Прежде всего, ничто так не раздражает, как беспредметный героизм. Когда общество начинает разрабатывать вхолостую одни лишь формы своих доблестей, это говорит о его тяжелом состоянии. Если маленькому Бишону действительно грозили опасности (горные потоки, хищные звери, болезни и т. д.), то было просто глупостью подвергать его им ради каких-то там пейзажных зарисовок, ради сомнительного удальства запечатлеть на холсте «буйство солнечного света» в Африке; и уж тем более нехорошо расписывать такую глупость как впечатляющее и трогательное проявление отваги. Мы видим, какую функцию получает здесь смелость, — это пустой, чисто формальный акт, тем

более похвальный, чем менее он оправдан; наше общество — это общество скаутов, чей кодекс чувств и ценностей совершенно оторван от конкретных проблем солидарности или же прогресса. Перед нами здесь старый миф о «выработке характера», о «самодрессировке». Подвиги Бишона — из того же разряда, что и альпинистские восхождения: эти демонстрации нравственной силы обретают свою конечную ценность лишь постольку, поскольку получают огласку. Коллективно-социализированным формам спорта обычно соответствует у нас сверхценный образ спортсмена-звезды; физические тяготы связываются здесь не с ученичеством человека внутри своей группы, а с особой тщеславной моралью, с экзотикой выносливости и своеобразной мистикой приключений, противоестественно отрезанных от всяких забот общественного быта.

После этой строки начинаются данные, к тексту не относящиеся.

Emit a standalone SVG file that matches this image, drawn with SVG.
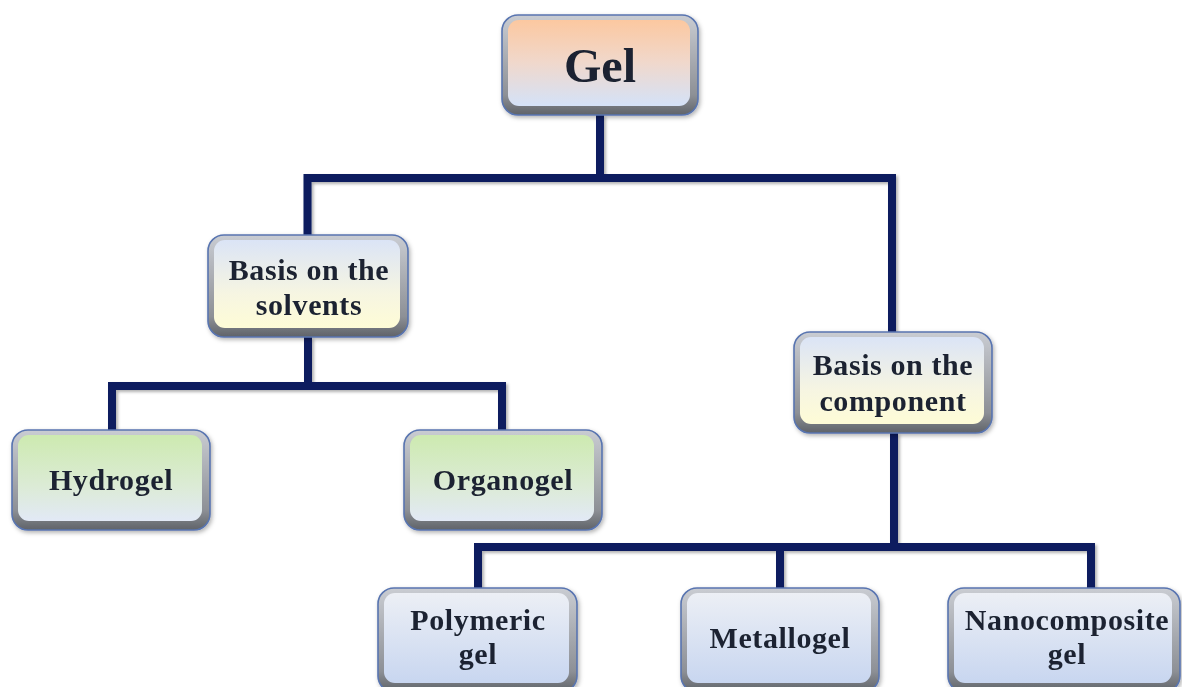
<svg xmlns="http://www.w3.org/2000/svg" width="1182" height="687" viewBox="0 0 1182 687">
<defs>
<linearGradient id="gPeach" x1="0" y1="0" x2="0" y2="1"><stop offset="0" stop-color="#fcc8a0"/><stop offset="0.5" stop-color="#f0d8cc"/><stop offset="1" stop-color="#d4e2f8"/></linearGradient>
<linearGradient id="gYellow" x1="0" y1="0" x2="0" y2="1"><stop offset="0" stop-color="#dbe4f6"/><stop offset="0.6" stop-color="#f6f5e2"/><stop offset="1" stop-color="#fefcd6"/></linearGradient>
<linearGradient id="gGreen" x1="0" y1="0" x2="0" y2="1"><stop offset="0" stop-color="#cdeab0"/><stop offset="0.6" stop-color="#dcebd6"/><stop offset="1" stop-color="#e2e9f6"/></linearGradient>
<linearGradient id="gBlue" x1="0" y1="0" x2="0" y2="1"><stop offset="0" stop-color="#eceff5"/><stop offset="1" stop-color="#c8d6f0"/></linearGradient>
<linearGradient id="bevel" x1="0" y1="0" x2="0" y2="1"><stop offset="0" stop-color="#c9ccd2"/><stop offset="0.8" stop-color="#8d9096"/><stop offset="1" stop-color="#5f6369"/></linearGradient>
<filter id="sh" x="-10%" y="-10%" width="125%" height="130%"><feDropShadow dx="1.5" dy="2" stdDeviation="2" flood-color="#000" flood-opacity="0.3"/></filter>
<filter id="lsh" x="-5%" y="-5%" width="110%" height="110%"><feDropShadow dx="2" dy="2" stdDeviation="1.5" flood-color="#000" flood-opacity="0.3"/></filter>
</defs>
<style>
.conn{fill:none;stroke:#0b1d5e;stroke-width:8;stroke-linejoin:miter;stroke-linecap:butt}
.outer{fill:url(#bevel);stroke:#5874b0;stroke-width:1.6}
.t{font-family:"Liberation Serif","Times New Roman",serif;font-weight:bold;font-size:30px;letter-spacing:0.6px;fill:#1c2430;text-anchor:middle}
.big{font-size:48px;letter-spacing:0}
</style>
<rect width="1182" height="687" fill="#ffffff"/>
<g id="connectors" filter="url(#lsh)">
<path class="conn" d="M600 115 V178 M307.5 237 V178 H892 V334"/>
<path class="conn" d="M308 337 V386 M112 432 V386 H502 V432"/>
<path class="conn" d="M894 433 V547 M478 590 V547 H1091 V590 M780 547 V590"/>
</g>
<g id="n-gel" filter="url(#sh)">
<rect class="outer" x="502" y="15" width="196" height="100" rx="16"/>
<rect x="508" y="20" width="182" height="86" rx="11" fill="url(#gPeach)"/>
<text class="t big" x="600" y="82">Gel</text>
</g>
<g id="n-solvents" filter="url(#sh)">
<rect class="outer" x="208" y="235" width="200" height="102" rx="16"/>
<rect x="214" y="240" width="186" height="88" rx="11" fill="url(#gYellow)"/>
<text class="t" x="309" y="280">Basis on the</text>
<text class="t" x="309" y="315">solvents</text>
</g>
<g id="n-component" filter="url(#sh)">
<rect class="outer" x="794" y="332" width="198" height="101" rx="16"/>
<rect x="800" y="337" width="184" height="87" rx="11" fill="url(#gYellow)"/>
<text class="t" x="893" y="375">Basis on the</text>
<text class="t" x="893" y="411">component</text>
</g>
<g id="n-hydrogel" filter="url(#sh)">
<rect class="outer" x="12" y="430" width="198" height="100" rx="16"/>
<rect x="18" y="435" width="184" height="86" rx="11" fill="url(#gGreen)"/>
<text class="t" x="111" y="490">Hydrogel</text>
</g>
<g id="n-organogel" filter="url(#sh)">
<rect class="outer" x="404" y="430" width="198" height="100" rx="16"/>
<rect x="410" y="435" width="184" height="86" rx="11" fill="url(#gGreen)"/>
<text class="t" x="503" y="490">Organogel</text>
</g>
<g id="n-polymeric" filter="url(#sh)">
<rect class="outer" x="378" y="588" width="199" height="104" rx="16"/>
<rect x="384" y="593" width="185" height="90" rx="11" fill="url(#gBlue)"/>
<text class="t" x="478" y="630">Polymeric</text>
<text class="t" x="478" y="664">gel</text>
</g>
<g id="n-metallogel" filter="url(#sh)">
<rect class="outer" x="681" y="588" width="198" height="104" rx="16"/>
<rect x="687" y="593" width="184" height="90" rx="11" fill="url(#gBlue)"/>
<text class="t" x="780" y="648">Metallogel</text>
</g>
<g id="n-nanocomposite" filter="url(#sh)">
<rect class="outer" x="948" y="588" width="232" height="104" rx="16"/>
<rect x="954" y="593" width="218" height="90" rx="11" fill="url(#gBlue)"/>
<text class="t" x="1067" y="630">Nanocomposite</text>
<text class="t" x="1067" y="664">gel</text>
</g>
</svg>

Страна, куда едут родители Бишона, обозначена весьма неопределенно — главным образом как Страна Красных Негров 1 , то есть некая романическая область; все ее слишком реальные черты исподволь стерты, зато в ее легендарном названии задается устрашающая двузначность — красный цвет, в который туземцы окрашивают свое тело, ассоциируется с цветом человеческой крови, которую они, надо думать, пьют. Вся поездка представлена нам в понятиях завоевательного похода: молодые художники выступают в путь хоть и без оружия, но «вооружившись кистью и палитрой»; нам рассказывают как будто об охотничьей или военной экспедиции, предпринятой в неблагоприятных материальных условиях (герои непременно бедны, наше бюрократизированное общество не благоприятствует благородным свершениям), зато изобилующей образцами мужества, великолепного (или нелепого) в своей бесполезности. Маленький Бишон играет роль Парцифаля, чья невинность, белокурые кудряшки и улыбка противостоят инфернальному миру черно-краснокожих с их насечками на теле и уродливыми масками. Само собой разумеется, что кротость белого ребенка одерживает победу: Бишон покоряет «людоедов» и становится их кумиром (белые люди вообще прямо-таки созданы для обожествления). Как истый маленький француз, Бишон запросто усмиряет дикарей и смягчает их нравы; в свои два года он, вместо того чтобы гулять в Булонском лесу, уже трудится на благо отечества — точь-в-точь как его папа, который присоединился (непонятно, правда, зачем) к отряду верблюжьей кавалерии и преследует в диких дебрях «грабителей».